I read your article on Hamed Diallo’s family vacation to Niamey, Niger, that was spoiled by a coup in that nation (”How a coup capsized Hamed Diallo’s family vacation, forcing the Havre de Grace soccer star to miss the start of the season,” Oct. 26).
This young soccer standout from Havre De Grace High School shows us how immigration invigorates and elevates America, and how and why vilification of new arrivals to this country is an exercise in prejudice and pettiness that keeps people like Hamed Diallo out, to the detriment of America.
At the end of your article, Diallo says of the coup in Niger that kept his own nuclear family on pins and needles during a recent visit to extended family there, “It is eye opening to know that these types of things [coups] are going on in the world and a lot of people here are oblivious to it.” He goes on to say, “I think the ultimate lesson I learned is that life is often taken for granted. Like just be thankful for whatever you have no matter what.” I agree.
But lest we forget, on Jan. 6, 2021, America suffered a near coup, in the form of an insurrection that happened within the Capitol building, an alternate slate of electors already picked out as part of a conspiracy to defeat the lawfully chosen president, Joe Biden.

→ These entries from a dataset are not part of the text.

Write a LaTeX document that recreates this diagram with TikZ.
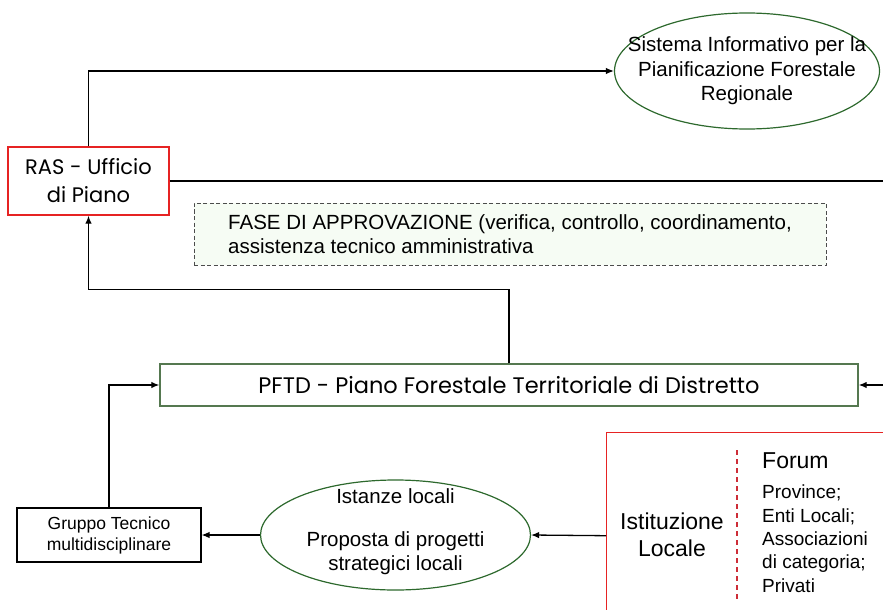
\documentclass[tikz,border=0pt]{standalone}
\usepackage{fontspec}
\setmainfont{Liberation Sans}
\newfontfamily\geofont{Poppins}
\usepackage{tikz}
\usetikzlibrary{arrows.meta,shapes.geometric}
\definecolor{rasred}{RGB}{230,35,35}
\definecolor{sepred}{RGB}{205,45,55}
\definecolor{ellgreen}{RGB}{45,105,45}
\definecolor{pftdgreen}{RGB}{85,120,80}
\definecolor{fasefill}{RGB}{246,252,244}

\begin{document}
\begin{tikzpicture}[x=1pt,y=-1pt,
    arr/.style={-{Latex[length=8pt,width=6.5pt]}, line width=1.3pt},
    conn/.style={line width=1.3pt},
    redbox/.style={draw=rasred, line width=1.4pt},
    greenell/.style={ellipse, draw=ellgreen, line width=1.2pt}]
    \useasboundingbox (0,0) rectangle (883,610);
    %%Ufficio_di_piano
    \node[redbox, minimum width=161, minimum height=68, align=center,
        font=\geofont\fontsize{21}{28}\selectfont] (ras) at (88.5,181) {RAS - Ufficio\\di Piano};
    \coordinate (rasend) at (883,181);
    \draw[conn] (ras.east) -- (rasend);
    %%Sistema_informativo
    \node[greenell, minimum width=265, minimum height=116] (sis) at (747,71) {};
    \node[align=center, font=\fontsize{20.5}{24.5}\selectfont] (sistxt) at (sis) {Sistema Informativo per la\\Pianificazione Forestale\\Regionale};
    \draw[arr] (ras.north) |- (sis.west);
    %%approvazione
    \node[draw=black!70, dash pattern=on 4pt off 2.5pt, line width=1pt, fill=fasefill,
        minimum width=632, minimum height=62, align=left,
        font=\fontsize{20.5}{24}\selectfont] (fase) at (510,234)
        {FASE DI APPROVAZIONE (verifica, controllo, coordinamento,\\assistenza tecnico amministrativa};
    %%PFTD
    \node[draw=pftdgreen, line width=1.4pt, minimum width=698, minimum height=42,
        font=\geofont\fontsize{22.5}{24}\selectfont] (pftd) at (509,385) {PFTD - Piano Forestale Territoriale di Distretto};
    \draw[arr] (pftd.north) -- ++(0,-74) -| (ras.south);
    \coordinate (pftdin) at (883,385);
    \draw[arr] (pftdin) -- (pftd.east);
    %%gruppo_tecnico
    \node[draw, line width=1.1pt, minimum width=184, minimum height=54, align=center,
        font=\fontsize{17.5}{21}\selectfont] (gruppo) at (109,535) {Gruppo Tecnico\\multidisciplinare};
    \draw[arr] (gruppo.north) |- (pftd.west);
    %%istanze
    \node[greenell, minimum width=270, minimum height=110] (ist) at (395.5,535) {};
    \node[align=center, font=\fontsize{20.5}{24}\selectfont] (isttxt) at (395.5,532)
        {Istanze locali\\[19pt]Proposta di progetti\\strategici locali};
    \draw[arr] (ist.west) -- (gruppo.east);
    %%istituzione_locale
    \node[redbox, anchor=north west, minimum width=300, minimum height=206] (loc) at (606,432) {};
    \draw[arr] (loc.west) -- (ist.east);
    \coordinate (sepa) at (737,450);
    \coordinate (sepb) at (737,602);
    \draw[sepred, line width=1.2pt, dash pattern=on 5pt off 4pt] (sepa) -- (sepb);
    \node[align=center, font=\fontsize{23}{27}\selectfont] (istloc) at (672,535) {Istituzione\\Locale};
    \node[anchor=west, inner sep=0, font=\fontsize{23}{27}\selectfont] (forum) at (762,461) {Forum};
    \node[anchor=north west, inner sep=0, align=left, font=\fontsize{19}{23.3}\selectfont] (members) at (762,485)
        {Province;\\Enti Locali;\\Associazioni\\di categoria;\\Privati};
\end{tikzpicture}
\end{document}
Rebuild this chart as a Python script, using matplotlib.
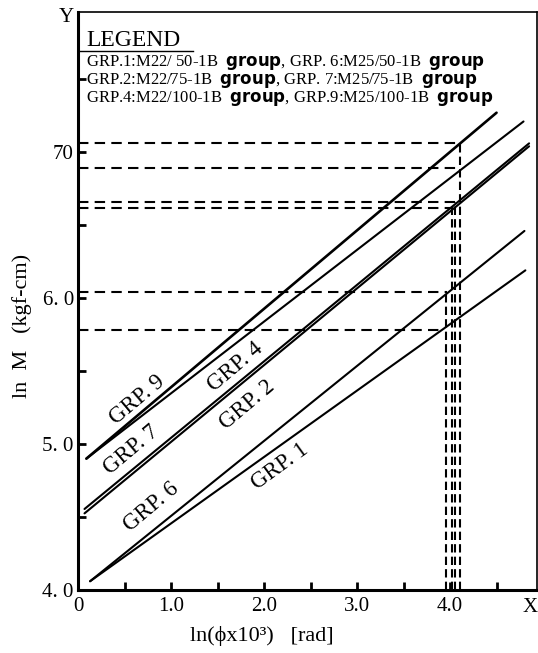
import numpy as np
import matplotlib
matplotlib.use("Agg")
import matplotlib.pyplot as plt

plt.rcParams['font.family'] = ['Liberation Serif', 'DejaVu Serif']
plt.rcParams['mathtext.fontset'] = 'custom'
plt.rcParams['mathtext.bf'] = 'DejaVu Sans:bold'
plt.rcParams['mathtext.rm'] = 'Liberation Serif'

# group lines: start / end points
groups = ["GRP.1", "GRP.6", "GRP.2", "GRP.4", "GRP.7", "GRP.9"]
x_start = [0.13, 0.13, 0.07, 0.07, 0.09, 0.09]
x_end = [4.81, 4.80, 4.85, 4.85, 4.79, 4.50]
y_start = [4.06, 4.06, 4.525, 4.555, 4.90, 4.90]
y_end = [6.19, 6.46, 7.04, 7.06, 7.21, 7.27]

# dashed read-off lines
h_levels = [5.78, 6.04, 6.62, 6.66, 6.89, 7.06]
h_ends = [3.93, 3.97, 4.03, 4.06, 4.11, 4.11]
v_pos = [3.96, 4.02, 4.05, 4.11]
v_tops = [6.04, 6.62, 6.66, 7.06]

x_ticks = [0, 1, 2, 3, 4]
x_ticklabels = ["0", "1.0", "2.0", "3.0", "4.0"]
y_ticks = [4, 5, 6, 7]
y_ticklabels = ["4. 0", "5. 0", "6. 0", "70"]

legend_rows = [
    ["GRP.1:M22/ 50-1B", "GRP. 6:M25/50-1B"],
    ["GRP.2:M22/75-1B", "GRP. 7:M25/75-1B"],
    ["GRP.4:M22/100-1B", "GRP.9:M25/100-1B"],
]

W, H = 538, 653
fig = plt.figure(figsize=(W / 100, H / 100), dpi=100)
ax = fig.add_axes([78 / W, 1 - 590 / H, (537 - 78) / W, (590 - 12) / H])

ax.set_xlim(0, 4.935)
ax.set_ylim(4.0, 7.96)

for i, g in enumerate(groups):
    lw = 1.9 if g == "GRP.9" else 1.5
    ax.plot([x_start[i], x_end[i]], [y_start[i], y_end[i]], color="black", lw=lw,
            solid_capstyle="round")

for lvl, xe in zip(h_levels, h_ends):
    ax.plot([0, xe], [lvl, lvl], color="black", lw=1.5, dashes=(5, 3))
for xv, top in zip(v_pos, v_tops):
    ax.plot([xv, xv], [4.0, top], color="black", lw=1.5, dashes=(4, 2))

# labels along the lines (px positions converted to data)
def px2data(px, py):
    return (px - 78) / 93, 4 + (590 - py) / 146

label_px = {"GRP.9": (137, 400, 40), "GRP.7": (131, 450, 40), "GRP.6": (151, 507, 40),
            "GRP.4": (235, 367, 40), "GRP.2": (247, 405, 40), "GRP.1": (280, 467, 36)}
for g, (px, py, rot) in label_px.items():
    xd, yd = px2data(px, py)
    ax.text(xd, yd, g.replace(".", ". "), rotation=rot, ha="center", va="center",
            rotation_mode="anchor", fontsize=16.5)

ax.set_xticks(x_ticks)
ax.set_xticklabels(x_ticklabels)
ax.set_xticks(np.arange(0.5, 4.9, 1.0), minor=True)
ax.set_yticks(y_ticks)
ax.set_yticklabels(y_ticklabels)
ax.set_yticks(np.arange(4.5, 7.9, 1.0), minor=True)
ax.tick_params(which="both", direction="in", length=6, width=2, labelsize=15)
ax.tick_params(axis="x", pad=5)
ax.tick_params(axis="y", pad=3)

for side in ["left", "bottom"]:
    ax.spines[side].set_linewidth(2.2)
for side in ["right", "top"]:
    ax.spines[side].set_linewidth(1.2)

ax.set_xlabel("ln(ϕx10³)   [rad]", fontsize=16)
ax.xaxis.set_label_coords((262 - 78) / 459, -(636 - 590) / 578, transform=ax.transAxes)
ax.set_ylabel("ln  M   (kgf-cm)", fontsize=16)
ax.yaxis.set_label_coords(-(78 - 22) / 459, (590 - 326) / 578, transform=ax.transAxes)
ax.xaxis.label.set_va("center")
ax.yaxis.label.set_va("center")

fig.text(66 / W, 1 - 18 / H, "Y", fontsize=15, ha="center", va="center")
fig.text(530 / W, 1 - 607 / H, "X", fontsize=15, ha="center", va="center")

# legend block
fig.text(86 / W, 1 - 46 / H, "LEGEND", fontsize=17, ha="left", va="baseline")
fig.add_artist(plt.Line2D([80 / W, 193 / W], [1 - 51 / H, 1 - 51 / H], color="black", lw=1))
for k, (a, b) in enumerate(legend_rows):
    row = a + r"  $\mathbf{group}$, " + b + r"  $\mathbf{group}$"
    fig.text(86 / W, 1 - (63 + 17.5 * k) / H, row, fontsize=12, ha="left", va="center")

fig.savefig("out.png", dpi=100)
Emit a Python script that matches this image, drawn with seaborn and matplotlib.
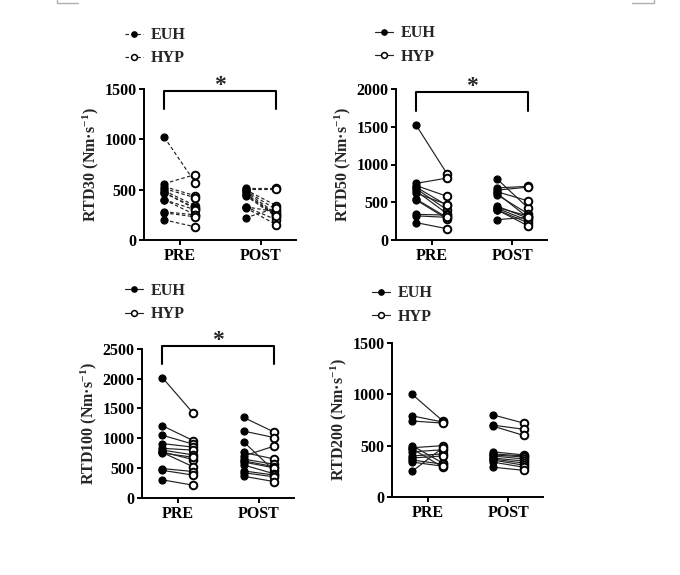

Lest we forget that near coup was engineered by Donald Trump, our previous president who was unwilling to pass the baton to Joe Biden, but instead wanted to remain in power with the help of his Department of Justice and a handful of lawyers who interpreted the Constitution for him as he wanted to see it rewritten, not as it was actually written.
Many Republicans, including Vice President Mike Pence, foiled Mr. Trump’s elaborate scheme, as did our military by refusing to participate in this dreadful incident. But Donald Trump’s foot soldiers, the Proud Boys and the Oath Keepers and all the rest of his mesmerized, unthinking followers, attacked the Capitol anyway, defacing the building and hunting for Mr. Pence and members of Congress, with ferocity and furor, lest we forget.
Trump’s slogan was a short, sweet and catchy lie: Stop the Steal. It was a jingle that captivated a segment of America that still believes their patron saint, Trump, won in 2020 though such patron saints are more compatible with authoritarianism than with democracy.
To Hamed Diallo and his family I say, coups and political turmoil happen not just in Niger, but one such coup was attempted in the USA in 2021, and it reverberates, right now, across America and could be replayed if we are not vigilant.
Niger’s ousted president Mohamed Bazoum remains under house arrest. Niger’s constitution was suspended by the military and Gen. Abdourahmane Tchiani, unelected, has declared to the people of Niger that he’s in charge.
Lest we forget, that is what Donald Trump wanted to do, right here, allowing people to scream at his rallies, “Lock her up!” enthusiastically about Hillary Clinton, while his very first National Security adviser, Michael Flynn, joined in the chorus.
Donald Trump has shown us who he is. Like Niger’s men of the military who have put Bazoum — who was properly elected — in prison, Donald Trump has told us he thinks it’s perfectly all right to throw his opponents in prison. He is amused and agreeable when his followers think it’s fun to chant a slogan that says so.
But there are many still under the thrall of Donald Trump. When it comes to the precariousness of democracies across the world, I wish I could say with confidence, “Thank God, I don’t live in Niamey, Niger. Thank God I live in America.”
But I know that after Jan. 6, even a seasoned democracy such as America is only as good as the people at the top being moral beacons, not merely yes men and women scared of incurring the wrath of a demagogue and a liar; only as good as a man such as that having no followers whatsoever.